We found a way to work around the current issue by creating the backingstore that is expected by the StorageCluster. The backingstore will be based on a PVC instead of AWS S3. This is not ideal, but will help us to progress with the provisioning of MCG.

fketelaars commented 8 months ago

This has been resolved by using OpenShift 4.14.

fketelaars commented 8 months ago

Issued reopened. The StorageCluster does get to a Ready state in OpenShift 4.14, but the BackingStorage stays in the BackingStorePhaseRejected state and no bucket is created for the cluster, meaning that any attempt to access the bucket fails.
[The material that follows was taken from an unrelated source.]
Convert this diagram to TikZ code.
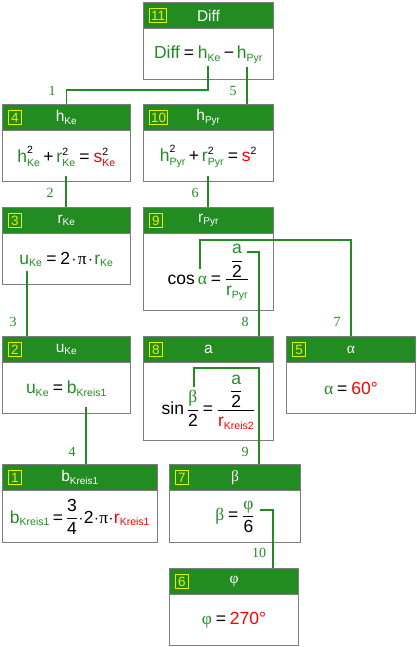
\documentclass[tikz,border=0pt]{standalone}
\usepackage{amsmath}
\usepackage{fontspec}
\setmainfont{Liberation Sans}
\newfontfamily\grk{Liberation Serif}
\newfontfamily\lblfont{Liberation Serif}
\usetikzlibrary{calc}
\DeclareMathSizes{17.5}{17.5}{10.5}{8}
\DeclareMathSizes{15.5}{15.5}{10}{7}
\medmuskip=3mu plus 1mu minus 1mu\relax
\thickmuskip=4mu plus 1mu\relax
\definecolor{kgreen}{RGB}{34,139,34}
\definecolor{kred}{RGB}{250,0,0}
\definecolor{kyel}{RGB}{225,240,0}
\definecolor{kgray}{RGB}{125,125,125}
\newcommand\G[1]{\text{\color{kgreen}#1}}
\newcommand\R[1]{\text{\color{kred}#1}}
\newcommand\T[1]{\text{#1}}
\newcommand\EQ{\mathrel{\text{=}}}
\newcommand\PL{\mathbin{\text{+}}}
\newcommand\MI{\mathbin{\text{−}}}
\newcommand\CD{\mathbin{\mkern-1.5mu\cdot\mkern-1.5mu}}
\newcommand\tight{\medmuskip=2mu\relax\thickmuskip=3mu\relax}
\newcommand\kbox[7]{%
  \node[kbody, minimum width=#4pt, minimum height=#5pt, anchor=north west] (#1) at (#2,#3) {};
  \node[khead, minimum width=#4pt, anchor=north west] (#1h) at (#2,#3) {};
  \node[kidx, anchor=west] (#1i) at ($(#1h.west)+(6,0)$) {#6};
  \node[ktitle] (#1t) at (#1h.center) {#7};
}
\begin{document}
\begin{tikzpicture}[x=1pt,y=-1pt,
  kbody/.style={draw=kgray, line width=1pt, fill=white, inner sep=0pt},
  khead/.style={draw=kgray, line width=1pt, fill=kgreen, inner sep=0pt, minimum height=26pt},
  kidx/.style={draw=kyel, line width=1pt, text=kyel, inner sep=1.5pt, minimum height=14pt, minimum width=13pt,
     text height=10pt, text depth=0pt, font=\fontsize{13.5}{15}\selectfont},
  ktitle/.style={text=white, inner sep=0pt, font=\fontsize{15.5}{18}\selectfont},
  kform/.style={inner sep=0pt, font=\fontsize{17.5}{20}\selectfont},
  conn/.style={draw=kgreen, line width=1.6pt},
  clabel/.style={text=kgreen, inner sep=0pt, font=\lblfont\fontsize{14}{16}\selectfont}]
\useasboundingbox (0,0) rectangle (416,647);

\kbox{b11}{143}{2}{130}{77}{11}{Diff}
\kbox{b4}{2}{104}{128}{77}{4}{$\T{h}_{\T{Ke}}$}
\kbox{b10}{143}{104}{130}{77}{10}{$\T{h}_{\T{Pyr}}$}
\kbox{b3}{2}{207}{128}{77}{3}{$\T{r}_{\T{Ke}}$}
\kbox{b9}{143}{207}{130}{103}{9}{$\T{r}_{\T{Pyr}}$}
\kbox{b2}{2}{336}{128}{77}{2}{$\T{u}_{\T{Ke}}$}
\kbox{b8}{143}{336}{130}{104}{8}{a}
\kbox{b5}{286}{336}{129}{77}{5}{{\grk α}}
\kbox{b1}{2}{464}{155}{78}{1}{$\T{b}_{\T{Kreis1}}$}
\kbox{b7}{169}{464}{131}{78}{7}{{\grk β}}
\kbox{b6}{169}{568}{129}{77}{6}{{\grk φ}}

\node[kform] (f11) at ($(b11h.south)!0.5!(b11.south)$)
  {$\G{Diff}\EQ\G{h}_{\G{Ke}}\MI\G{h}_{\G{Pyr}}$};
\node[kform] (f4) at ($(b4h.south)!0.5!(b4.south)$)
  {$\G{h}^{\T{2}}_{\G{Ke}}\PL\G{r}^{\T{2}}_{\G{Ke}}\EQ\R{s}^{\T{2}}_{\R{Ke}}$};
\node[kform] (f10) at ($(b10h.south)!0.5!(b10.south)$)
  {$\G{h}^{\T{2}}_{\G{Pyr}}\PL\G{r}^{\T{2}}_{\G{Pyr}}\EQ\R{s}^{\T{2}}$};
\node[kform] (f3) at ($(b3h.south)!0.5!(b3.south)$)
  {$\G{u}_{\G{Ke}}\EQ\T{2}\CD\T{\grk π}\CD\G{r}_{\G{Ke}}$};
\node[kform] (f9) at ($(b9h.south)!0.5!(b9.south)$)
  {$\T{cos}\,\G{\grk α}\EQ\dfrac{\dfrac{\G{a}}{\T{2}}}{\G{r}_{\G{Pyr}}}$};
\node[kform] (f2) at ($(b2h.south)!0.5!(b2.south)$)
  {$\G{u}_{\G{Ke}}\EQ\G{b}_{\G{Kreis1}}$};
\node[kform] (f8) at ($(b8h.south)!0.5!(b8.south)$)
  {$\T{sin}\,\dfrac{\G{\grk β}}{\T{2}}\EQ\dfrac{\dfrac{\G{a}}{\T{2}}}{\R{r}_{\R{Kreis2}}}$};
\node[kform] (f5) at ($(b5h.south)!0.5!(b5.south)$)
  {$\G{\grk α}\EQ\R{60°}$};
\node[kform] (f1) at ($(b1h.south)!0.5!(b1.south)$)
  {$\tight\G{b}_{\G{Kreis1}}\EQ\dfrac{\T{3}}{\T{4}}\CD\T{2}\CD\T{\grk π}\CD\R{r}_{\R{Kreis1}}$};
\node[kform] (f7) at ($(b7h.south)!0.5!(b7.south)$)
  {$\G{\grk β}\EQ\dfrac{\G{\grk φ}}{\T{6}}$};
\node[kform] (f6) at ($(b6h.south)!0.5!(b6.south)$)
  {$\G{\grk φ}\EQ\R{270°}$};

% connector start points
\coordinate (c1s) at (208,66);
\coordinate (c5s) at (247,67);
\coordinate (c2s) at (66,176);
\coordinate (c6s) at (208,176);
\coordinate (c3s) at (27,271);
\coordinate (c8s) at (247,252);
\coordinate (c7s) at (200,269);
\coordinate (c4s) at (86,407);
\coordinate (c9s) at (194,387);
\coordinate (c10s) at (260,510);

\draw[conn] (c1s) |- ($(b4.north)+(0,-14)$) -- (b4.north);
\draw[conn] (c5s) -- (c5s |- b10.north);
\draw[conn] (c2s) -- (c2s |- b3.north);
\draw[conn] (c6s) -- (c6s |- b9.north);
\draw[conn] (c3s) -- (c3s |- b2.north);
\draw[conn] (c8s) -| ($(b8.north west)+(116,0)$);
\draw[conn] (c7s) |- ($(b5.north)+(0,-96)$) -- (b5.north);
\draw[conn] (c4s) -- (c4s |- b1.north);
\draw[conn] (c9s) |- ($(b7.north west)+(90,-96)$) -- ($(b7.north west)+(90,0)$);
\draw[conn] (c10s) -| ($(b6.north west)+(104,0)$);

\node[clabel] (l1) at (52,91) {1};
\node[clabel] (l5) at (233,91) {5};
\node[clabel] (l2) at (50,193) {2};
\node[clabel] (l6) at (195,193) {6};
\node[clabel] (l3) at (13,322) {3};
\node[clabel] (l8) at (245,322) {8};
\node[clabel] (l7) at (337,322) {7};
\node[clabel] (l4) at (72,452) {4};
\node[clabel] (l9) at (245,452) {9};
\node[clabel] (l10) at (259,553) {10};
\end{tikzpicture}
\end{document}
Need to make the following changes:

  1. Create namespace with the correct label.

    apiVersion: v1
    kind: Namespace
    metadata:
    labels:
    openshift.io/cluster-monitoring: "true"
    name: openshift-storage
  2. Update CredentialsRequest to work with ServiceAccount:

    oc get credentialsrequest -n openshift-storage noobaa-aws-cloud-creds -o yaml > nooba-credreq.yaml
    NOOBA_BUCKET=$(cat nooba-credreq.yaml|grep arn:aws:s3:::|head -1|awk -F: '{print $7}')
    # add the following at the end
      # serviceAccountName:
      #   - noobaa
    ccoctl aws create-iam-roles --name="${OCP_CLUSTER_NAME}" --region="${AWS_REGION}" --credentials-requests-dir=. --identity-provider-arn=arn:aws:iam:: 872255850422:oidc-provider/${OCP_CLUSTER_NAME}-oidc.s3.${AWS_REGION}.amazonaws.com
    aws s3api create-bucket --bucket ${NOOBA_BUCKET} --region ${AWS_REGION} --create-bucket-configuration LocationConstraint=${AWS_REGION}
  3. Create BackingStore:

    cat <<EOF | oc apply -f -
    apiVersion: noobaa.io/v1alpha1
    kind: BackingStore
    metadata:
    finalizers:
    - noobaa.io/finalizer
    labels:
    app: noobaa
    name: noobaa-default-backing-store
    namespace: openshift-storage
    spec:
    awsS3:
    awsSTSRoleARN: arn:aws:iam:: 872255850422:oidc-provider/${OCP_CLUSTER_NAME}-oidc.s3.${AWS_REGION}.amazonaws.com
    targetBucket: ${NOOBA_BUCKET}
    secret:
      name: noobaa-aws-cloud-creds-secret
      namespace: openshift-storage
    pvPool:
    numVolumes: 1
    resources:
      requests:
        storage: 50Gi
    secret: {}
    storageClass: gp3-csi
    type: pv-pool
    EOF
barochiarg commented 3 weeks ago

Hi @fketelaars , is there any update on MCG issue? There are certain watsonx (WA, watsonx.ai, watsox.data) PoC request on HCP. Due to MCG issue, we are not able to move on this.